1. Research Problem & Motivation

The research initially focused on optimizing ride-hailing driver decisions using activity-based models and Reinforcement Learning (RL). However, this led to the discovery of a more fundamental challenge within the field: the “Curse of Dimensionality” in Dynamic Discrete Choice Models (DDCMs).

DDCMs are used to model the sequential daily decisions of individuals (e.g., when to work, where to shop). When applied to realistic, city-scale scenarios with many locations and choices, the number of possible states becomes computationally explosive, making traditional Dynamic Programming (DP) solutions like backward induction infeasible.
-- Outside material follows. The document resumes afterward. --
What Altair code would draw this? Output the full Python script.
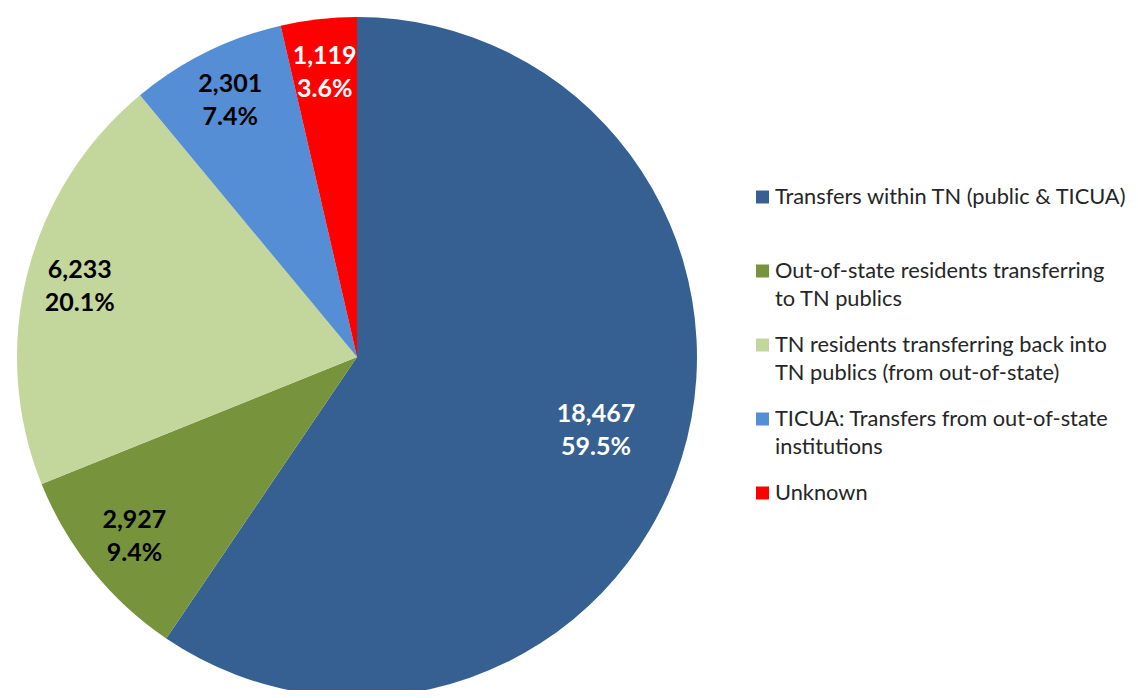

The research pivoted to solve this foundational barrier.

2. Research Objectives

The primary goal is to develop a scalable solution for large-scale DDCMs.
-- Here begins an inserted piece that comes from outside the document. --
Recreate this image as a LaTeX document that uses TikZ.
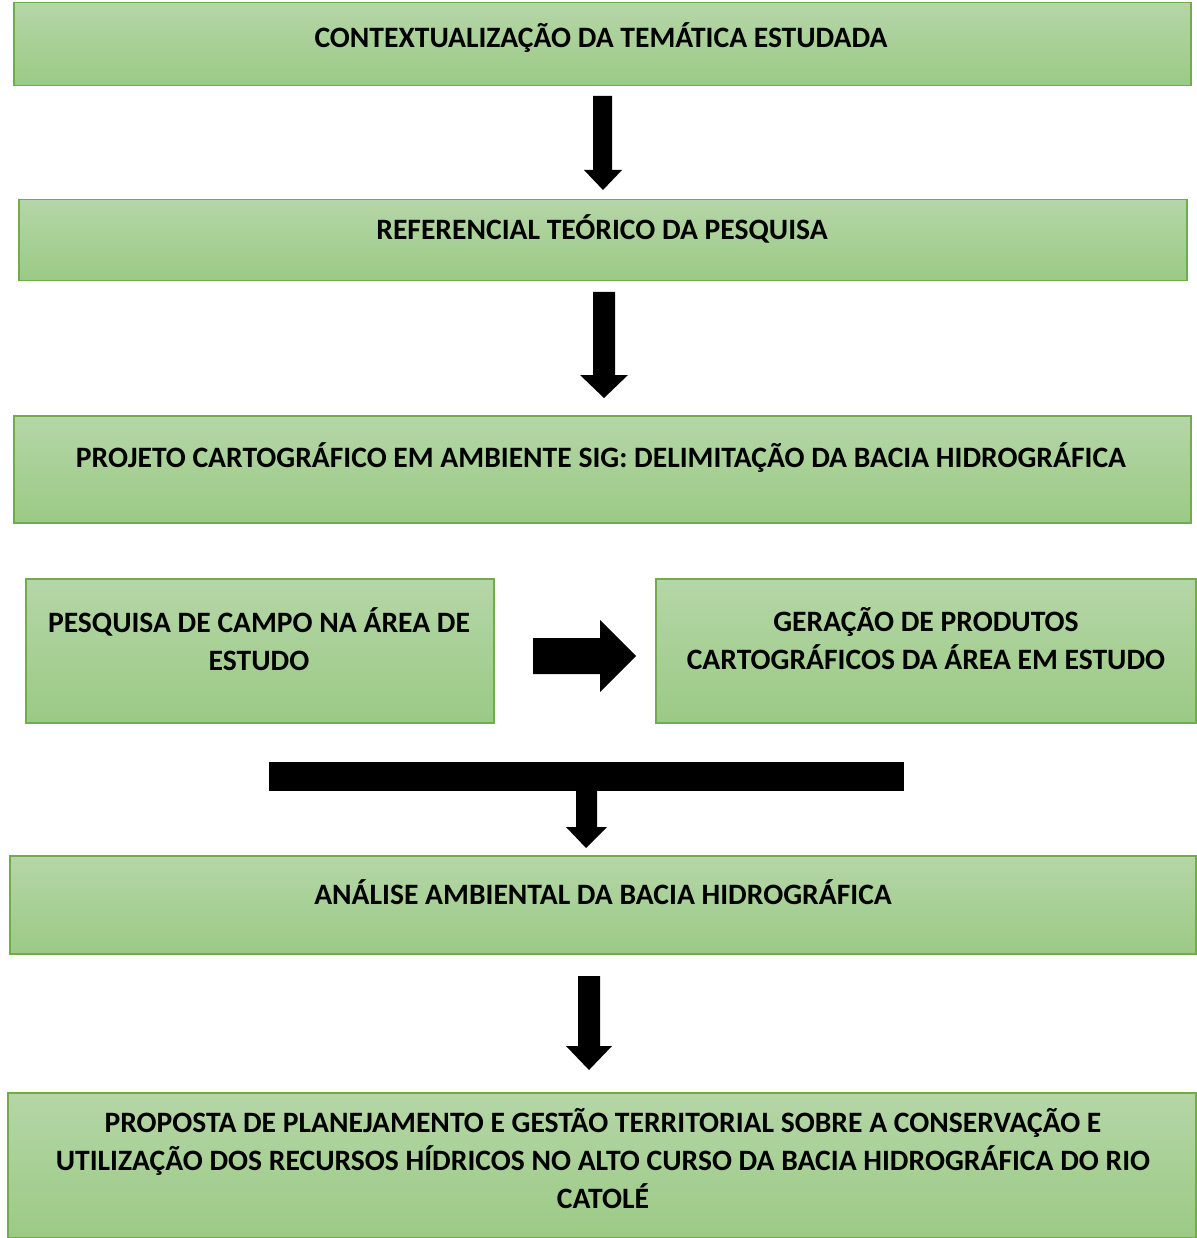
\documentclass[tikz,border=0pt]{standalone}
\usepackage{fontspec}
\setmainfont{Carlito}
\begin{document}
\begin{tikzpicture}[x=1pt,y=-1pt]
\definecolor{gtop}{HTML}{B5D6A7}
\definecolor{gbot}{HTML}{9BCA85}
\definecolor{gline}{HTML}{70AD47}
\tikzset{
  box/.style={draw=gline, line width=1.5pt, top color=gtop, bottom color=gbot, anchor=north west, inner sep=0pt},
  lbl/.style={font=\bfseries\fontsize{29.6}{38}\selectfont, align=center, text=black, inner sep=0pt},
  blk/.style={fill=black}
}
\useasboundingbox (0,0) rectangle (1196,1238);
% boxes
\node[box, minimum width=1177pt, minimum height=83pt] (b1) at (13,2) {};
\node[box, minimum width=1168pt, minimum height=81pt] (b2) at (18,199) {};
\node[box, minimum width=1177pt, minimum height=107pt] (b3) at (13,415) {};
\node[box, minimum width=468pt, minimum height=144pt] (b4) at (25,578) {};
\node[box, minimum width=540pt, minimum height=144pt] (b5) at (655,578) {};
\node[box, minimum width=1186pt, minimum height=98pt] (b6) at (9,855) {};
\node[box, minimum width=1188pt, minimum height=145pt] (b7) at (7,1092) {};
% labels
\node[lbl] (t1) at (601,38) {CONTEXTUALIZAÇÃO DA TEMÁTICA ESTUDADA};
\node[lbl] (t2) at (602,229) {REFERENCIAL TEÓRICO DA PESQUISA};
\node[lbl] (t3) at (601,458) {PROJETO CARTOGRÁFICO EM AMBIENTE SIG: DELIMITAÇÃO DA BACIA HIDROGRÁFICA};
\node[lbl] (t4) at (259,639) {PESQUISA DE CAMPO NA ÁREA DE\\ESTUDO};
\node[lbl] (t5) at (926,639) {GERAÇÃO DE PRODUTOS\\CARTOGRÁFICOS DA ÁREA EM ESTUDO};
\node[lbl] (t6) at (603,892) {ANÁLISE AMBIENTAL DA BACIA HIDROGRÁFICA};
\node[lbl] (t7) at (603,1159) {PROPOSTA DE PLANEJAMENTO E GESTÃO TERRITORIAL SOBRE A CONSERVAÇÃO E\\UTILIZAÇÃO DOS RECURSOS HÍDRICOS NO ALTO CURSO DA BACIA HIDROGRÁFICA DO RIO\\CATOLÉ};
% block arrows
\fill[blk] (593,96) -- (612,96) -- (612,170) -- (622,170) -- (603,190) -- (584,170) -- (593,170) -- cycle;
\fill[blk] (593,292) -- (615,292) -- (615,375) -- (628,375) -- (604,398) -- (580,375) -- (593,375) -- cycle;
\fill[blk] (533,638) -- (600,638) -- (600,620) -- (636,656) -- (600,692) -- (600,674) -- (533,674) -- cycle;
\fill[blk] (269,762) rectangle (904,791);
\fill[blk] (576,790) -- (597,790) -- (597,827) -- (607,827) -- (586,848) -- (566,827) -- (576,827) -- cycle;
\fill[blk] (578,976) -- (600,976) -- (600,1046) -- (612,1046) -- (589,1070) -- (566,1046) -- (578,1046) -- cycle;
\end{tikzpicture}
\end{document}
  • Algorithm: Use Reinforcement Learning (RL), specifically value function approximation, to handle the large state space.
  • Validation: Prove the method works mathematically and practically by being faster than traditional DP.
  • Application: Test the model using a case study of Higashihiroshima, aiming for 85-95% similarity with real-world activity-travel data.

3. Methodology & Experiments

Failed Attempt: Monte Carlo Tree Search (MCTS)
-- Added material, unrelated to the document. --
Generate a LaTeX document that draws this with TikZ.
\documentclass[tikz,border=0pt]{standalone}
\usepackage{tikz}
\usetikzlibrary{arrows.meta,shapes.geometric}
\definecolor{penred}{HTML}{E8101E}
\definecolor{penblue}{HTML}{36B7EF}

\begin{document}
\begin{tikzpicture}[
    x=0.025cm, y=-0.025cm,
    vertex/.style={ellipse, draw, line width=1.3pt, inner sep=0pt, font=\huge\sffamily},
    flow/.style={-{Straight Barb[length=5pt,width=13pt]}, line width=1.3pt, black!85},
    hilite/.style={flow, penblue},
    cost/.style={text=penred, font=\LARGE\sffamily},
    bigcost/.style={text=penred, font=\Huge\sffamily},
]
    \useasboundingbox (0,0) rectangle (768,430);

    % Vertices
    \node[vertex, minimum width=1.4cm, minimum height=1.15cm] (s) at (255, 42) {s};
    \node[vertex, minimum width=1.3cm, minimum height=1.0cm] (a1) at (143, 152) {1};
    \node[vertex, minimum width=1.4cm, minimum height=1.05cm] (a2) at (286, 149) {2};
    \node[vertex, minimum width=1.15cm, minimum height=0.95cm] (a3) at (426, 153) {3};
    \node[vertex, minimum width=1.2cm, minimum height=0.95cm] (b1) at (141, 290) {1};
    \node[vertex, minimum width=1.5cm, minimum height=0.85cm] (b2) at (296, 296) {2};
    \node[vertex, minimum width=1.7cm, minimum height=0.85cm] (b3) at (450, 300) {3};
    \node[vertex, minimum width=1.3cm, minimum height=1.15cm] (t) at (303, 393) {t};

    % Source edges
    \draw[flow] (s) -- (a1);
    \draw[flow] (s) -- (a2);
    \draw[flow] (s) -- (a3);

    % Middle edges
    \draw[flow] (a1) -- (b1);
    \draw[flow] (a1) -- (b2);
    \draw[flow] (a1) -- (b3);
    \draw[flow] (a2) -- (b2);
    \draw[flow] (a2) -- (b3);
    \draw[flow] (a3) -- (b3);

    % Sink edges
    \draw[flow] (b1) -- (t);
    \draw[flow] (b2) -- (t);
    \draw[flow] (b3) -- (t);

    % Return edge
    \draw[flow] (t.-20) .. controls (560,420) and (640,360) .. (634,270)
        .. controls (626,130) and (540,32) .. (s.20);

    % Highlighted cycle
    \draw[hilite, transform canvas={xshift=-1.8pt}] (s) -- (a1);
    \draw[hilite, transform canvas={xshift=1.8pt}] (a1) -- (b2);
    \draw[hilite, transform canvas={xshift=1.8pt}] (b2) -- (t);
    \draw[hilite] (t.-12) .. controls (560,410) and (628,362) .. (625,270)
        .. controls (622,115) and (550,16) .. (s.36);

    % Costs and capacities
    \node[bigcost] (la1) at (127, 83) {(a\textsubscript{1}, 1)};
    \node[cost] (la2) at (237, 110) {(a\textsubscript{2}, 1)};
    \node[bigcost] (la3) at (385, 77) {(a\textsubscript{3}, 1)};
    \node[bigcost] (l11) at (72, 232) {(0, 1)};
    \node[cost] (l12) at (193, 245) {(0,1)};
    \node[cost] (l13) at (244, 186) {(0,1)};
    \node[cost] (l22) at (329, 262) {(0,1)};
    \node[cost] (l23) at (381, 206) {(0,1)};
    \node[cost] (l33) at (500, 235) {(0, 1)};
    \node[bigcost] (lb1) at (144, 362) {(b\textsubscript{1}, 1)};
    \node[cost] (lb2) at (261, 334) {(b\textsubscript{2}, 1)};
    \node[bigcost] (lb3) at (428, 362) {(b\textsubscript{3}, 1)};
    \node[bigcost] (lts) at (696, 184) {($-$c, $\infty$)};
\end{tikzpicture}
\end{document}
  • Idea: Apply the successful approach from AlphaGo to activity planning.
  • Result: Failed.
  • Reason: MCTS lacks memory and generalization between simulations. It builds a new decision tree from scratch for each simulated day, preventing it from learning and remembering patterns across different simulations.

Proposed Solution: TD(λ) with Value Function Approximation (VFA)

  • Concept: Instead of storing a value for every state, this method learns a function that approximates state values based on a set of features.
  • Mechanism:
    1. Generate simulations of daily activity patterns.
    2. Extract key features from each state (e.g., time of day, current location, activity history).
    3. Use Temporal Difference (TD) learning to train a model (e.g., a linear function) that predicts the value of a state based on its features.
  • Advantage: This approach generalizes learned patterns. Similar states will have similar predicted values, overcoming the need to visit every state, thus solving the scalability problem.

4. Data & Future Work

  • Data: The model is being developed and validated using real travel survey data from Higashihiroshima, which shows clear and predictable daily travel patterns (e.g., morning and evening commute peaks).
  • Next Steps:
    • Design and engineer features for the value function approximation.
    • Experiment with advanced TD methods (e.g., least-squares TD, kernel-based methods).
    • Implement a “post-decision state” framework to improve model accuracy.